Ma noi sappiamo bene che il movimento di uomini e donne che abbandonano la loro terra, affrontano mille pericoli per approdare in luoghi inospitali, non si fermerà. E continueremo a leggere il loro lamento, su qualche foglio volante, in qualche pagina di libro.
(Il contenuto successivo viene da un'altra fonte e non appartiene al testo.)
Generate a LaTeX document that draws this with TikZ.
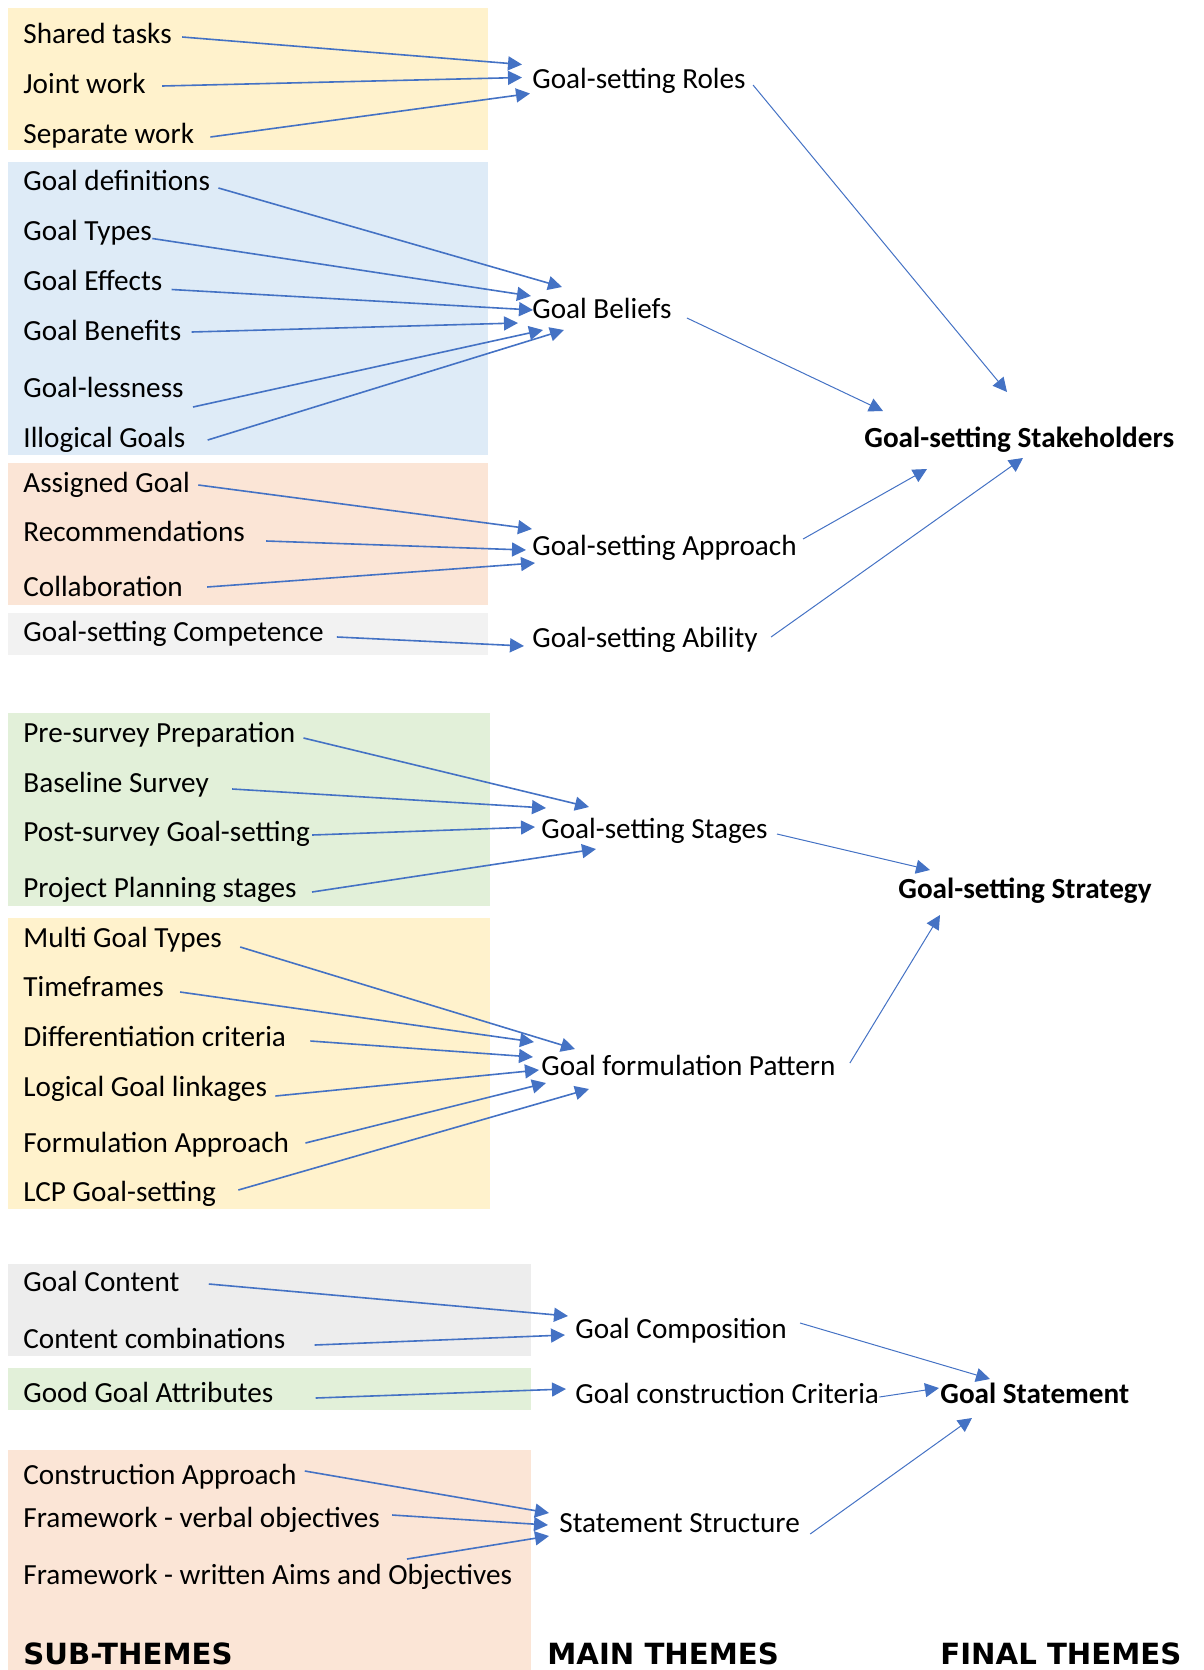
\documentclass[tikz,border=0pt]{standalone}
\usepackage{fontspec}
\setmainfont{Carlito}
\newfontfamily\headfont{DejaVu Sans}
\usepackage{tikz}
\usetikzlibrary{arrows.meta}
\definecolor{paneYellow}{HTML}{FFF2CC}
\definecolor{paneBlue}{HTML}{DEEBF7}
\definecolor{panePeach}{HTML}{FBE5D6}
\definecolor{paneGrey}{HTML}{F2F2F2}
\definecolor{paneGreen}{HTML}{E2F0D9}
\definecolor{paneGreyB}{HTML}{EDEDED}
\definecolor{arrowBlue}{HTML}{4472C4}

\begin{document}
\begin{tikzpicture}[
  x=0.5pt, y=-0.5pt,
  subtheme/.style={anchor=base west, inner sep=0pt, font=\fontsize{14.6}{17}\selectfont},
  maintheme/.style={anchor=base west, inner sep=0pt, font=\fontsize{14.6}{17}\selectfont},
  finaltheme/.style={anchor=base west, inner sep=0pt, font=\bfseries\fontsize{14.6}{17}\selectfont},
  colhead/.style={anchor=base west, inner sep=0pt, text depth=0pt, font=\headfont\bfseries\fontsize{14.6}{17}\selectfont},
  feed/.style={-{Triangle[length=7pt,width=7pt]}, draw=arrowBlue, line width=0.8pt},
  lead/.style={-{Triangle[length=7pt,width=7pt]}, draw=arrowBlue, line width=0.5pt}
]
\useasboundingbox (0,0) rectangle (1204,1670);
% coloured panels behind the sub-themes
\fill[paneYellow] (8,8) rectangle (488,150);
\fill[paneBlue]   (8,162) rectangle (488,455);
\fill[panePeach]  (8,463) rectangle (488,605);
\fill[paneGrey]   (8,613) rectangle (488,655);
\fill[paneGreen]  (8,713) rectangle (490,906);
\fill[paneYellow] (8,918) rectangle (490,1209);
\fill[paneGreyB]  (8,1264) rectangle (531,1356);
\fill[paneGreen]  (8,1368) rectangle (531,1410);
\fill[panePeach]  (8,1450) rectangle (531,1670);

% sub-themes
\node[subtheme] (shared)     at (23,43.5)  {Shared tasks};
\node[subtheme] (joint)      at (23,93.5)  {Joint work};
\node[subtheme] (separate)   at (23,143.5) {Separate work};
\node[subtheme] (gdef)       at (23,190.5) {Goal definitions};
\node[subtheme] (gtypes)     at (23,240.5) {Goal Types};
\node[subtheme] (geffects)   at (23,290.5) {Goal Effects};
\node[subtheme] (gbenefits)  at (23,340.5) {Goal Benefits};
\node[subtheme] (gless)      at (23,397.5) {Goal-lessness};
\node[subtheme] (illogical)  at (23,447.5) {Illogical Goals};
\node[subtheme] (assigned)   at (23,492)   {Assigned Goal};
\node[subtheme] (recomm)     at (23,541)   {Recommendations};
\node[subtheme] (collab)     at (23,596)   {Collaboration};
\node[subtheme] (competence) at (23,641)   {Goal-setting Competence};
\node[subtheme] (presurvey)  at (23,742)   {Pre-survey Preparation};
\node[subtheme] (baseline)   at (23,792)   {Baseline Survey};
\node[subtheme] (postsurvey) at (23,841)   {Post-survey Goal-setting};
\node[subtheme] (planning)   at (23,897)   {Project Planning stages};
\node[subtheme] (multi)      at (23,947)   {Multi Goal Types};
\node[subtheme] (timeframes) at (23,996)   {Timeframes};
\node[subtheme] (diffcrit)   at (23,1046)  {Differentiation criteria};
\node[subtheme] (linkages)   at (23,1096)  {Logical Goal linkages};
\node[subtheme] (formappr)   at (23,1152)  {Formulation Approach};
\node[subtheme] (lcp)        at (23,1201)  {LCP Goal-setting};
\node[subtheme] (content)    at (23,1291)  {Goal Content};
\node[subtheme] (combos)     at (23,1348)  {Content combinations};
\node[subtheme] (goodattr)   at (23,1402)  {Good Goal Attributes};
\node[subtheme] (constrappr) at (23,1484)  {Construction Approach};
\node[subtheme] (fwverbal)   at (23,1527)  {Framework - verbal objectives};
\node[subtheme] (fwwritten)  at (23,1584)  {Framework - written Aims and Objectives};

% main themes
\node[maintheme] (roles)       at (532,88)   {Goal-setting Roles};
\node[maintheme] (beliefs)     at (532,318)  {Goal Beliefs};
\node[maintheme] (approach)    at (532,555)  {Goal-setting Approach};
\node[maintheme] (ability)     at (532,647)  {Goal-setting Ability};
\node[maintheme] (stages)      at (541,838)  {Goal-setting Stages};
\node[maintheme] (pattern)     at (541,1075) {Goal formulation Pattern};
\node[maintheme] (composition) at (575,1338) {Goal Composition};
\node[maintheme] (criteria)    at (575,1403) {Goal construction Criteria};
\node[maintheme] (structure)   at (559,1532) {Statement Structure};

% final themes
\node[finaltheme] (stakeholders) at (864,447)  {Goal-setting Stakeholders};
\node[finaltheme] (strategy)     at (898,898)  {Goal-setting Strategy};
\node[finaltheme] (statement)    at (940,1403) {Goal Statement};

% column headings
\node[colhead] (hsub)   at (23,1664)  {SUB-THEMES};
\node[colhead] (hmain)  at (547,1664) {MAIN THEMES};
\node[colhead] (hfinal) at (940,1664) {FINAL THEMES};

% sub-themes -> main themes
\draw[feed] ([shift={(10,-6.5)}]shared.base east)    -- ([shift={(-10,-23.5)}]roles.base west);
\draw[feed] ([shift={(16,-7.5)}]joint.base east)     -- ([shift={(-10,-10.5)}]roles.base west);
\draw[feed] ([shift={(16,-6.5)}]separate.base east)  -- ([shift={(-2,5.5)}]roles.base west);
\draw[feed] ([shift={(8,-2.5)}]gdef.base east)       -- ([shift={(30,-31)}]beliefs.base west);
\draw[feed] ([shift={(0,-2)}]gtypes.base east)       -- ([shift={(-1,-22)}]beliefs.base west);
\draw[feed] ([shift={(9,-1)}]geffects.base east)     -- ([shift={(1,-8)}]beliefs.base west);
\draw[feed] ([shift={(10,-8.5)}]gbenefits.base east) -- ([shift={(-14,5)}]beliefs.base west);
\draw[feed] ([shift={(9,9.5)}]gless.base east)       -- ([shift={(11,12)}]beliefs.base west);
\draw[feed] ([shift={(22,-7.5)}]illogical.base east) -- ([shift={(32,12)}]beliefs.base west);
\draw[feed] ([shift={(8,-7)}]assigned.base east)     -- ([shift={(0,-26)}]approach.base west);
\draw[feed] ([shift={(21,0)}]recomm.base east)       -- ([shift={(-6,-5)}]approach.base west);
\draw[feed] ([shift={(24,-9)}]collab.base east)      -- ([shift={(3,8)}]approach.base west);
\draw[feed] ([shift={(13,-4)}]competence.base east)  -- ([shift={(-8,-1)}]ability.base west);
\draw[feed] ([shift={(8,-4)}]presurvey.base east)    -- ([shift={(48,-31)}]stages.base west);
\draw[feed] ([shift={(23,-3)}]baseline.base east)    -- ([shift={(5,-30)}]stages.base west);
\draw[feed] ([shift={(2,-6)}]postsurvey.base east)   -- ([shift={(-6,-11)}]stages.base west);
\draw[feed] ([shift={(15,-5)}]planning.base east)    -- ([shift={(55,11)}]stages.base west);
\draw[feed] ([shift={(18,0)}]multi.base east)        -- ([shift={(34,-26)}]pattern.base west);
\draw[feed] ([shift={(16,-4)}]timeframes.base east)  -- ([shift={(-7,-33)}]pattern.base west);
\draw[feed] ([shift={(24,-5)}]diffcrit.base east)    -- ([shift={(-8,-18)}]pattern.base west);
\draw[feed] ([shift={(8,0)}]linkages.base east)      -- ([shift={(-2,-5)}]pattern.base west);
\draw[feed] ([shift={(16,-9)}]formappr.base east)    -- ([shift={(5,8)}]pattern.base west);
\draw[feed] ([shift={(22,-11)}]lcp.base east)        -- ([shift={(48,14)}]pattern.base west);
\draw[feed] ([shift={(29,-7)}]content.base east)     -- ([shift={(-7,-22)}]composition.base west);
\draw[feed] ([shift={(29,-3)}]combos.base east)      -- ([shift={(-10,-3)}]composition.base west);
\draw[feed] ([shift={(42,-4)}]goodattr.base east)    -- ([shift={(-9,-14)}]criteria.base west);
\draw[feed] ([shift={(8,-13)}]constrappr.base east)  -- ([shift={(-10,-19)}]structure.base west);
\draw[feed] ([shift={(12,-12)}]fwverbal.base east)   -- ([shift={(-11,-7)}]structure.base west);
\draw[feed] ([shift={(384,-25)}]fwwritten.base west) -- ([shift={(-10,4)}]structure.base west);

% main themes -> final themes
\draw[lead] ([shift={(7,-3)}]roles.base east)        -- ([shift={(143,-55)}]stakeholders.base west);
\draw[lead] ([shift={(15,0)}]beliefs.base east)      -- ([shift={(19,-36)}]stakeholders.base west);
\draw[lead] ([shift={(6,-16)}]approach.base east)    -- ([shift={(63,22)}]stakeholders.base west);
\draw[lead] ([shift={(13,-10)}]ability.base east)    -- ([shift={(159,11)}]stakeholders.base west);
\draw[lead] ([shift={(9,-4)}]stages.base east)       -- ([shift={(32,-28)}]strategy.base west);
\draw[lead] ([shift={(14,-12)}]pattern.base east)    -- ([shift={(42,17)}]strategy.base west);
\draw[lead] ([shift={(13,-15)}]composition.base east) -- ([shift={(50,-24)}]statement.base west);
\draw[lead] ([shift={(0,-6)}]criteria.base east)     -- ([shift={(-1,-15)}]statement.base west);
\draw[lead] ([shift={(10,2)}]structure.base east)    -- ([shift={(32,15)}]statement.base west);
\end{tikzpicture}
\end{document}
Come la lettera di un gruppo di emigranti, che, con toni semplici e ingenui, abbiamo trovato su un giornale di molto tempo fa:
«Ecco dei cuori straziati mille volte: siamo emigranti dobbiamo come tante rondinelle partire dal luogo tanto caro, nell’aprile quando tutto torna soave e bello, quando il profumo dei fiori tutto inodora, e i prati e i boschi si rivestono del colore primaverile, insomma quando tutto rinvigorisce nel bel momento che la terra si risveglia dal suo sonno invernale; il cuore straziato deve tacere in noi; non c’è fiori, né divertimenti, in noi vive solo il pensiero, la lontananza degli esseri più cari e l’idea delle economie».
Forse, l’immagine idilliaca che questi disgraziati hanno elaborato dei luoghi che si sono lasciati dietro le spalle è anche il frutto della pessima accoglienza di cui spesso fanno esperienza. Può capitare, infatti, che nei luoghi di destinazione un manifesto incollato su un muro li rappresenti come dei «voraci e repellenti topi», pericolosi perché rubano il lavoro e perché, con la loro «invasione», rischiano di minare le basi sociali e culturali della società ospitante.
Nota bene:
Il soggetto o l’oggetto ricorrente nel testo che avete appena letto (insomma, il migrante di cui si parla) è sempre e solo l’italiano. Tutte le citazioni, infatti, si riferiscono alla lunga storia della emigrazione italiana, che, dalla seconda metà dell’Ottocento, si trascina in modi e forme diversi sino ai nostri giorni. I testi da cui abbiamo estratti i brani virgolettati richiamano episodi drammatici (come la strage di lavoratori italiani a Aigues-Mortes del 1893 o il ricorrente linciaggio di italiani negli Stati Uniti) o evocano scene e stereotipi che da sempre si accompagnano all’esperienza della emigrazione. Anche della nostra, che non abbiamo più voglia di ricordare.